Furthermore, you can specify more directories to search for headers when invoking the compiler. The switch -I followed by a path adds the given path to the list of directories to use when searching for headers. E.g. the SDL2 command sdl2-config –cflags, which we use during compilation, could include e.g. the string “-I/usr/include/SDL2” when expanded, meaning the compiler should look for the headers in that directory.
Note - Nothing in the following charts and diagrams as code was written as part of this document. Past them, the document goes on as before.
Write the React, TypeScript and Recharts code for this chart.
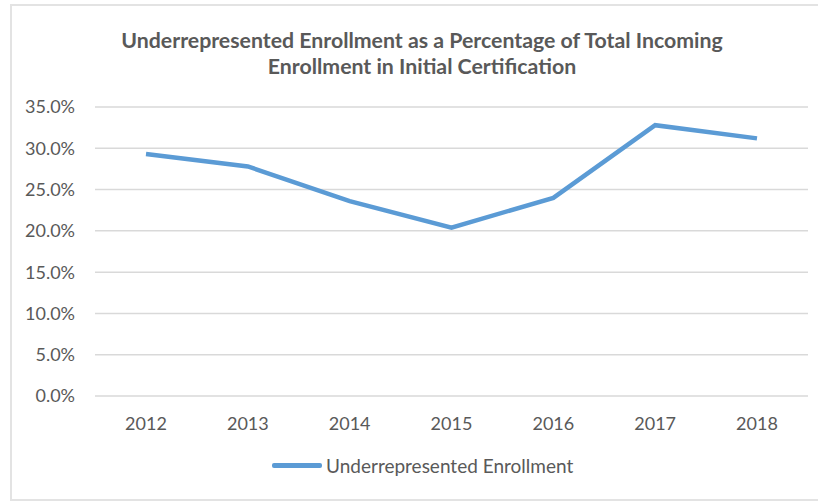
import React from "react";
import { LineChart, Line, XAxis, YAxis, CartesianGrid } from "recharts";

const years = ["2012", "2013", "2014", "2015", "2016", "2017", "2018"];
const enrollment = [0.293, 0.278, 0.236, 0.204, 0.24, 0.328, 0.312];
const yTicks = [0, 0.05, 0.1, 0.15, 0.2, 0.25, 0.3, 0.35];
const titleLines = [
  "Underrepresented Enrollment as a Percentage of Total Incoming",
  "Enrollment in Initial Certification",
];
const seriesName = "Underrepresented Enrollment";

const data = years.map((y, i) => ({ year: y, value: enrollment[i] }));

const FONT = "Lato, 'Open Sans', sans-serif";
const TEXT = "#595959";
const BLUE = "#5b9bd5";

export default function App() {
  return (
    <div
      style={{
        position: "absolute",
        left: 0,
        top: 0,
        width: 818,
        height: 501,
        background: "#fff",
        fontFamily: FONT,
        overflow: "hidden",
      }}
    >
      <div
        style={{
          position: "absolute",
          left: 10,
          top: 4,
          right: -4,
          bottom: 0,
          borderTop: "2px solid #e3e3e3",
          borderLeft: "2px solid #e3e3e3",
          borderBottom: "2px solid #e3e3e3",
        }}
      />
      <div
        style={{
          position: "absolute",
          left: 0,
          width: 844,
          top: 27,
          textAlign: "center",
          fontWeight: 700,
          fontSize: 21.3,
          lineHeight: "26px",
          color: TEXT,
        }}
      >
        {titleLines.map((t) => (
          <div key={t}>{t}</div>
        ))}
      </div>
      <div style={{ position: "absolute", left: 0, top: 0 }}>
        <LineChart
          width={818}
          height={501}
          data={data}
          margin={{ top: 107, right: 10, bottom: 75, left: 0 }}
        >
          <CartesianGrid vertical={false} stroke="#d9d9d9" strokeWidth={1.5} />
          <XAxis
            dataKey="year"
            axisLine={false}
            tickLine={false}
            tickMargin={15}
            height={30}
            padding={{ left: 51, right: 51 }}
            tick={{ fill: TEXT, fontSize: 18, fontFamily: FONT }}
          />
          <YAxis
            width={95}
            domain={[0, 0.35]}
            ticks={yTicks}
            axisLine={false}
            tickLine={false}
            tickMargin={14}
            interval={0}
            tickFormatter={(v: number) => (v * 100).toFixed(1) + "%"}
            tick={{ fill: TEXT, fontSize: 18, fontFamily: FONT }}
          />
          <Line
            type="linear"
            dataKey="value"
            name={seriesName}
            stroke={BLUE}
            strokeWidth={4.5}
            dot={false}
            activeDot={false}
            isAnimationActive={false}
          />
        </LineChart>
      </div>
      <div
        style={{
          position: "absolute",
          left: 272,
          top: 454,
          display: "flex",
          alignItems: "center",
          color: TEXT,
          fontSize: 19,
        }}
      >
        <div style={{ width: 50, height: 4.5, background: BLUE, borderRadius: 2, marginRight: 4 }} />
        <span>{seriesName}</span>
      </div>
    </div>
  );
}
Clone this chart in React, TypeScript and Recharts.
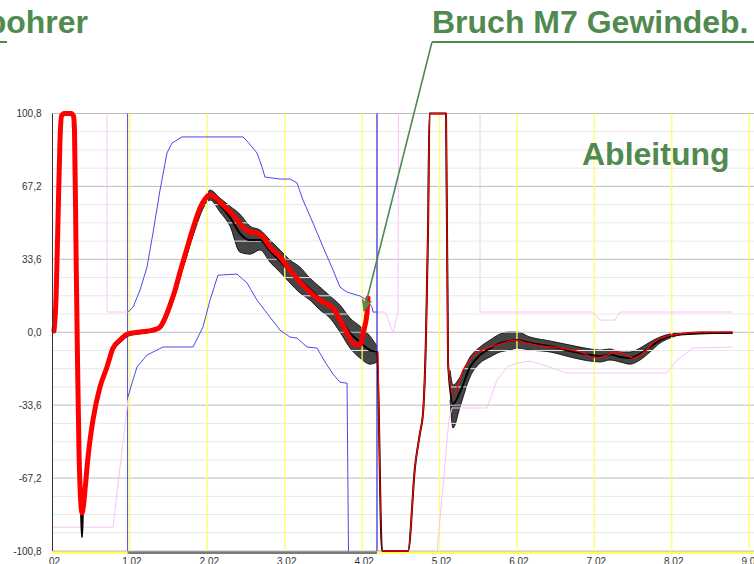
import React from "react";
import { Area, ComposedChart, Line, ReferenceArea, ReferenceLine, XAxis, YAxis } from "recharts";

// x = time (axis labels 02, 1.02 ... 9.02), y = derivative value

type Pt = [number, number];
type Band = [number, number, number];

const xTicks = [0.02, 1.02, 2.02, 3.02, 4.02, 5.02, 6.02, 7.02, 8.02, 9.02];
const yTicks = [-100.8, -67.2, -33.6, 0, 33.6, 67.2, 100.8];

// thick red: current measurement (breaks at ~4.1)
const redCurrent: Pt[] = [
    [0.039, 0.6], [0.065, 14.8], [0.091, 51.7], [0.117, 88.6], [0.136, 99.6], [0.169, 100.8], [0.259, 100.8],
    [0.291, 99.6], [0.304, 93.2], [0.324, 37.9], [0.343, -12.8], [0.362, -54.3], [0.388, -79.6], [0.401, -83.3],
    [0.421, -79.6], [0.44, -72.7], [0.479, -57.5], [0.543, -40.4], [0.634, -25.2], [0.724, -16.0], [0.802, -7.3],
    [0.892, -3.6], [0.995, -0.8], [1.15, 0.1], [1.318, 1.0], [1.409, 2.4], [1.473, 6.5], [1.538, 12.5],
    [1.603, 19.4], [1.667, 27.7], [1.732, 35.6], [1.796, 43.4], [1.861, 50.8], [1.926, 57.2], [1.99, 61.4],
    [2.055, 63.2], [2.223, 58.6], [2.352, 54.0], [2.481, 48.5], [2.572, 46.2], [2.662, 45.7], [2.74, 43.9],
    [2.83, 39.3], [2.959, 34.7], [3.088, 28.7], [3.218, 23.1], [3.347, 18.5], [3.476, 14.8], [3.566, 13.0],
    [3.644, 11.1], [3.734, 5.6], [3.825, -0.4], [3.903, -5.0], [3.993, -5.9], [4.032, -0.4], [4.083, 8.8],
    [4.096, 15.8],
];

// thin red: reference curve after the break
const redReference: Pt[] = [
    [4.225, -9.1], [4.277, -100.8], [4.613, -100.8], [4.703, -62.1], [4.768, -46.4], [4.807, -37.2],
    [4.846, -0.4], [4.871, 45.7], [4.891, 100.8], [5.104, 100.8], [5.13, -14.2], [5.194, -28.9], [5.324, -17.4],
    [5.504, -9.6], [5.763, -5.9], [6.021, -3.6], [6.099, -4.5], [6.28, -5.9], [6.577, -7.3], [6.835, -9.1],
    [7.055, -11.9], [7.184, -10.5], [7.326, -9.1], [7.52, -11.9], [7.649, -9.6], [7.778, -5.0], [7.959, -1.8],
    [8.218, -0.4], [8.424, 0.1], [8.799, 0.1],
];

// black: core of the good-part ensemble
const ensembleCore: Pt[] = [
    [0.039, 0.6], [0.065, 14.8], [0.091, 51.7], [0.117, 88.6], [0.136, 99.6], [0.169, 100.8], [0.259, 100.8],
    [0.291, 99.6], [0.304, 93.2], [0.324, 37.9], [0.343, -12.8], [0.362, -54.3], [0.388, -82.0], [0.401, -94.4],
    [0.415, -80.0], [0.44, -72.7], [0.479, -58.5], [0.543, -41.5], [0.634, -26.5], [0.724, -17.0], [0.802, -8.3],
    [0.892, -4.5], [0.995, -1.5], [1.15, -0.5], [1.318, 0.5], [1.409, 1.6], [1.473, 5.2], [1.538, 10.8],
    [1.603, 17.5], [1.667, 25.5], [1.732, 33.6], [1.796, 41.5], [1.861, 49.0], [1.926, 56.0], [1.99, 60.5],
    [2.055, 62.5], [2.184, 58.5], [2.313, 53.0], [2.442, 45.5], [2.572, 42.5], [2.701, 42.5], [2.83, 37.5],
    [2.959, 32.8], [3.088, 28.0], [3.218, 24.0], [3.347, 19.8], [3.476, 15.5], [3.605, 11.6], [3.734, 6.3],
    [3.864, -0.4], [3.993, -4.5], [4.122, -8.3], [4.212, -9.1], [4.277, -100.8], [4.613, -100.8], [4.703, -62.1],
    [4.768, -46.4], [4.807, -37.2], [4.846, -0.4], [4.871, 45.7], [4.891, 100.8], [5.104, 100.8], [5.13, -14.2],
    [5.194, -33.0], [5.285, -27.5], [5.414, -16.0], [5.543, -10.5], [5.672, -7.5], [5.802, -5.0], [5.931, -4.0],
    [6.021, -3.6], [6.189, -5.0], [6.447, -6.5], [6.706, -8.6], [6.964, -10.5], [7.093, -11.0], [7.222, -10.3],
    [7.351, -11.4], [7.48, -11.9], [7.609, -10.0], [7.738, -6.8], [7.868, -3.6], [7.998, -1.8], [8.127, -0.9],
    [8.385, -0.4], [8.799, -0.2],
];

// ensemble spread [t, low, high]
const ensembleBandLeft: Band[] = [
    [1.732, 32.3, 37.0], [1.861, 47.1, 51.7], [1.99, 58.6, 62.3], [2.055, 60.9, 65.5], [2.184, 55.4, 61.8],
    [2.313, 48.9, 58.1], [2.442, 36.9, 54.4], [2.572, 36.0, 48.9], [2.701, 37.9, 47.1], [2.83, 32.3, 42.5],
    [2.959, 27.7, 37.9], [3.088, 22.7, 33.3], [3.218, 18.1, 30.0], [3.347, 14.8, 24.9], [3.476, 10.2, 20.8],
    [3.605, 6.5, 16.7], [3.734, 0.1, 12.5], [3.864, -7.3, 6.5], [3.993, -11.9, 2.8], [4.122, -14.7, -1.8],
    [4.212, -13.8, -6.4],
];
const ensembleBandRight: Band[] = [
    [5.156, -31.2, -17.4], [5.194, -44.1, -24.3], [5.285, -34.4, -20.6], [5.414, -20.6, -11.4],
    [5.543, -14.2, -6.8], [5.672, -11.4, -3.6], [5.802, -9.1, -0.8], [5.931, -8.2, 0.1], [6.021, -7.3, 0.1],
    [6.189, -8.2, -2.2], [6.447, -9.1, -4.0], [6.706, -11.4, -5.9], [6.964, -13.3, -7.7], [7.093, -13.7, -8.2],
    [7.222, -12.8, -7.7], [7.351, -13.7, -9.1], [7.48, -14.7, -9.1], [7.61, -12.8, -7.3], [7.739, -9.1, -4.5],
    [7.868, -5.0, -2.2], [7.998, -2.7, -0.8], [8.127, -1.3, -0.4], [8.385, -0.8, 0.1], [8.799, -0.4, 0.1],
];

// blue tolerance envelope
const blueUpper: Pt[] = [
    [0.995, 9.3], [1.06, 11.5], [1.15, 19.4], [1.241, 30.0], [1.318, 45.7], [1.409, 65.5], [1.499, 82.6],
    [1.564, 87.2], [1.693, 90.0], [2.481, 90.0], [2.546, 87.6], [2.662, 82.6], [2.727, 76.1], [2.765, 71.5],
    [2.959, 70.6], [3.088, 70.6], [3.179, 68.8], [3.256, 60.9], [3.386, 50.3], [3.515, 39.3], [3.644, 28.7],
    [3.734, 20.8], [3.825, 18.5], [3.993, 16.7], [4.083, 14.8], [4.148, 11.6], [4.161, 9.3], [4.225, 9.3],
];
const blueLower: Pt[] = [
    [0.995, -29.9], [1.047, -23.4], [1.112, -16.0], [1.241, -10.5], [1.448, -6.8], [1.835, -6.8], [1.964, 2.4],
    [2.055, 14.8], [2.158, 26.3], [2.404, 26.8], [2.533, 22.7], [2.662, 14.8], [2.791, 8.8], [2.959, 1.0],
    [3.088, -2.2], [3.179, -2.7], [3.308, -6.8], [3.437, -7.3], [3.541, -13.7], [3.644, -19.3], [3.734, -23.0],
    [3.825, -23.5], [3.844, -100.8],
];

// pink envelope pieces
const pinkUpperA: Pt[] = [[0.724, 100.8], [0.724, 9.3], [0.995, 9.3]];
const pinkUpperB: Pt[] = [[4.225, 9.3], [4.32, 9.3], [4.419, -0.4], [4.484, 9.3], [4.49, 100.8]];
const pinkUpperC: Pt[] = [
    [5.543, 100.8], [5.543, 9.3], [7.003, 9.3], [7.093, 5.6], [7.287, 5.6], [7.351, 9.3], [8.799, 9.3],
];
const pinkLowerA: Pt[] = [[0.026, -89.8], [0.802, -89.8], [0.995, -31.2]];
const pinkLowerB: Pt[] = [
    [4.988, -100.8], [5.143, -40.0], [5.182, -34.9], [5.634, -34.9], [5.763, -22.0], [5.892, -16.0],
    [6.021, -14.2], [6.189, -13.3], [6.357, -15.1], [6.667, -18.8], [7.959, -18.8], [8.088, -12.8],
    [8.295, -7.3], [8.799, -6.8],
];

const rows = (pts: Pt[]) => pts.map(([t, v]) => ({ t, v }));
const bandRows = (pts: Band[]) => pts.map(([t, lo, hi]) => ({ t, range: [lo, hi] }));

const FONT = "'Liberation Sans', Arial, sans-serif";
const GREEN = "#508a50";
const BLUE = "#4a4af0";
const PINK = "#f8c4f8";

const minorGrid: number[] = [];
for (let k = -11; k <= 11; k++) if (k % 4 !== 0) minorGrid.push(Number((k * 8.4).toFixed(1)));

export default function App() {
    const line = (data: Pt[], stroke: string, width: number, type: "linear" | "monotone" = "linear") => (
        <Line
            data={rows(data)}
            dataKey="v"
            type={type}
            stroke={stroke}
            strokeWidth={width}
            dot={false}
            activeDot={false}
            isAnimationActive={false}
            strokeLinejoin="round"
            strokeLinecap="round"
        />
    );

    const band = (data: Band[]) => (
        <Area
            data={bandRows(data)}
            dataKey="range"
            type="monotone"
            stroke="#000"
            strokeWidth={0.8}
            fill="#111"
            fillOpacity={0.78}
            isAnimationActive={false}
            dot={false}
            activeDot={false}
        />
    );

    return (
        <div style={{ position: "fixed", left: 0, top: 0, width: 754, height: 564, overflow: "hidden", background: "#fff", fontFamily: FONT }}>
            <ComposedChart width={760} height={564} margin={{ top: 113.5, right: 0, bottom: 0, left: 0 }}>
                <XAxis
                    type="number"
                    dataKey="t"
                    domain={[0.02, 9.16]}
                    ticks={xTicks}
                    tickFormatter={(v: number) => (v === 0.02 ? "02" : v.toFixed(2))}
                    height={13}
                    tickLine={false}
                    axisLine={false}
                    tickSize={0}
                    tickMargin={7}
                    tick={{ fontSize: 10, fill: "#333", fontFamily: FONT, dx: 2 }}
                />
                <YAxis
                    type="number"
                    domain={[-100.8, 100.8]}
                    ticks={yTicks}
                    width={52.5}
                    tickFormatter={(v: number) => v.toFixed(1).replace(".", ",")}
                    tickLine={false}
                    tickSize={0}
                    tickMargin={11}
                    axisLine={{ stroke: "#333" }}
                    tick={{ fontSize: 10, fill: "#333", fontFamily: FONT }}
                />
                {minorGrid.map((v) => (
                    <ReferenceLine key={"mn" + v} y={v} stroke="#e8e8e8" strokeWidth={1} />
                ))}
                {yTicks.map((v) => (
                    <ReferenceLine key={"mj" + v} y={v} stroke="#bdbdbd" strokeWidth={1} />
                ))}
                {xTicks.slice(1).map((v) => (
                    <ReferenceLine key={"vx" + v} x={v} stroke="#ffff66" strokeWidth={1.3} />
                ))}
                <ReferenceLine x={0.99} stroke={BLUE} strokeWidth={1} />
                <ReferenceLine x={4.212} stroke="#2a2ad0" strokeWidth={1.2} />
                <ReferenceArea x1={0.02} x2={0.99} y1={-102.2} y2={-100.8} fill="#ffff66" fillOpacity={1} ifOverflow="visible" />
                <ReferenceArea x1={0.99} x2={4.212} y1={-102.2} y2={-100.8} fill="#7a7a7a" fillOpacity={1} ifOverflow="visible" />
                <ReferenceArea x1={4.212} x2={9.16} y1={-102.2} y2={-100.8} fill="#ffff66" fillOpacity={1} ifOverflow="visible" />

                {line(pinkUpperA, PINK, 1)}
                {line(pinkUpperB, PINK, 1)}
                {line(pinkUpperC, PINK, 1)}
                {line(pinkLowerA, PINK, 1)}
                {line(pinkLowerB, PINK, 1)}
                {line(blueUpper, BLUE, 1)}
                {line(blueLower, BLUE, 1)}

                {band(ensembleBandLeft)}
                {band(ensembleBandRight)}
                {line(ensembleCore, "#000", 2, "monotone")}
                {line(redReference, "#ff0000", 1.3, "monotone")}
                {line(redCurrent, "#ff0000", 5, "monotone")}
            </ComposedChart>

            <svg width={754} height={564} style={{ position: "absolute", left: 0, top: 0, pointerEvents: "none" }}>
                <defs>
                    <marker id="ah" viewBox="0 0 12 10" refX={11} refY={5} markerWidth={13} markerHeight={11} markerUnits="userSpaceOnUse" orient="auto">
                        <path d="M0,0 L12,5 L0,10 L3,5 z" fill={GREEN} />
                    </marker>
                </defs>
                <text x={88} y={33} textAnchor="end" fontSize={32} fontWeight="bold" fill={GREEN} fontFamily={FONT}>
                    bohrer
                </text>
                <line x1={0} y1={42} x2={7} y2={42} stroke={GREEN} strokeWidth={2} />
                <text x={432} y={33} fontSize={32} fontWeight="bold" fill={GREEN} fontFamily={FONT}>
                    Bruch M7 Gewindeb.
                </text>
                <line x1={432} y1={42} x2={754} y2={42} stroke={GREEN} strokeWidth={2} />
                <line x1={432} y1={42} x2={364} y2={311} stroke={GREEN} strokeWidth={1.6} markerEnd="url(#ah)" />
                <text x={582} y={165} fontSize={32} fontWeight="bold" fill={GREEN} fontFamily={FONT}>
                    Ableitung
                </text>
            </svg>
        </div>
    );
}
Compiling and linking our program becomes more interesting when external libraries like SDL2 are used. To make it short, when compiling, the compiler needs to know where to find the header files. When linking, the compiler needs to know where to find the library files. In case of SDL2, we could e.g. use the following:

$ g++ -Wall -I/usr/include/SDL2 -c -o file1.o file1.cpp
$ g++ -Wall -I/usr/include/SDL2 -c -o file2.o file2.cpp
$ g++ -L/usr/lib -lSDL2 -lSDL2_ttf -o hello file1.o file2.o

Here, we pass the include path to the compiler while compiling using the -I switch, such that the compiler will be able to find the SDL2 header files.

After compilation, we pass the compiler the path where to find libraries using the -L switch, and tell it which libraries to link using the -l switch (in this case, SDL2 and SDL2_ttf).

SDL2 provides us with the helper tool sdl2-config which can generate these for us. sdl2-config –cflags generates the correct -I line (and more) while sdl2-config –libs generates the switches required by the linker. This is the reason we call and expand sdl2-config when we compile our code that uses SDL2.

Exercise: Use our SDL code from our bus logic code. Create a new header file or files as necessary. Compile and run your code. Fill out all the holes so that your code will do everything: parse the input files, generate the labels required for the display and display the labels. Create an std::map to map route numbers to names.

If you made it here, congratulations.